[rescue] off topic - red hat linux book

Derrik Walker v2.0 lorddoomicus at mac.com
Tue Oct 20 20:21:48 CDT 2009


On Oct 20, 2009, at 6:57 PM, Phil Stracchino wrote:

> Steve Sandau wrote:
>> Bill Bradford wrote:
>>> On Tue, Oct 20, 2009 at 01:05:27PM -0600, Robert Darlington wrote:
>>>> Actually, then again, I did write that giant Expect script to  
>>>> patch IRIX!
>>> "Expect pain and suffering."
>>>
>>
>> Ahhh, "pain and suffering" would also describe out experiences with
>> RedHat. The hardware is nowhere near as well-behaved as SPARC boxes,
>> meaningful documentation on kernel TCP parameters has been really  
>> hard
>> to find, and the config files appear to be designed to be  
>> convoluted and
>> confusing, not to mention some other problems like arp flux that we  
>> have
>> found. When I call support, they are helpful, but I have the feeling
>> that they are learning along with me.
>
> My experience is, at least some of them probably are.  I beta-tested
> some of the Red Hat Brainshare courses at one point ... even leaving
> aside cases where different whitespace meant being scored as a wrong
> answer, there was only one "right" answer to any question, it was  
> often
> not the best answer, and sometimes it was technically outright wrong.
> But even when it was the wrong answer, It Was The Red Hat Answer.

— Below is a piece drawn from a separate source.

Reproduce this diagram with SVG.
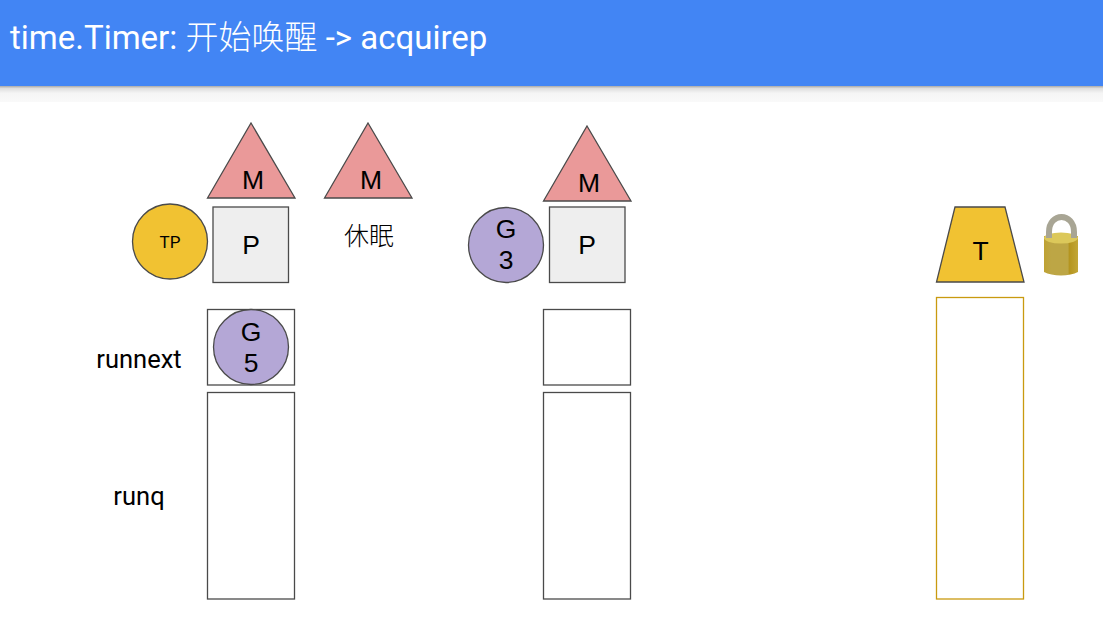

Like it or not, Linux is the future.  I agree that PC"s suck compared  
to real UNIX systems, but the future is Linux.  And RHEL is the number  
one used in business.  In the many years I've moving from UNIX to  
Linux, It's always been RHEL.  It gets better with every release.

Oh, yea, I am an RHCE.  It is at hard of a test, but it is passible.  
It's all hands on now, no written part.

As far as kernel docs go, you have the source code.  It doesn't get  
much better than that for understanding it.

There is documentation out there, you just have to go looking for it.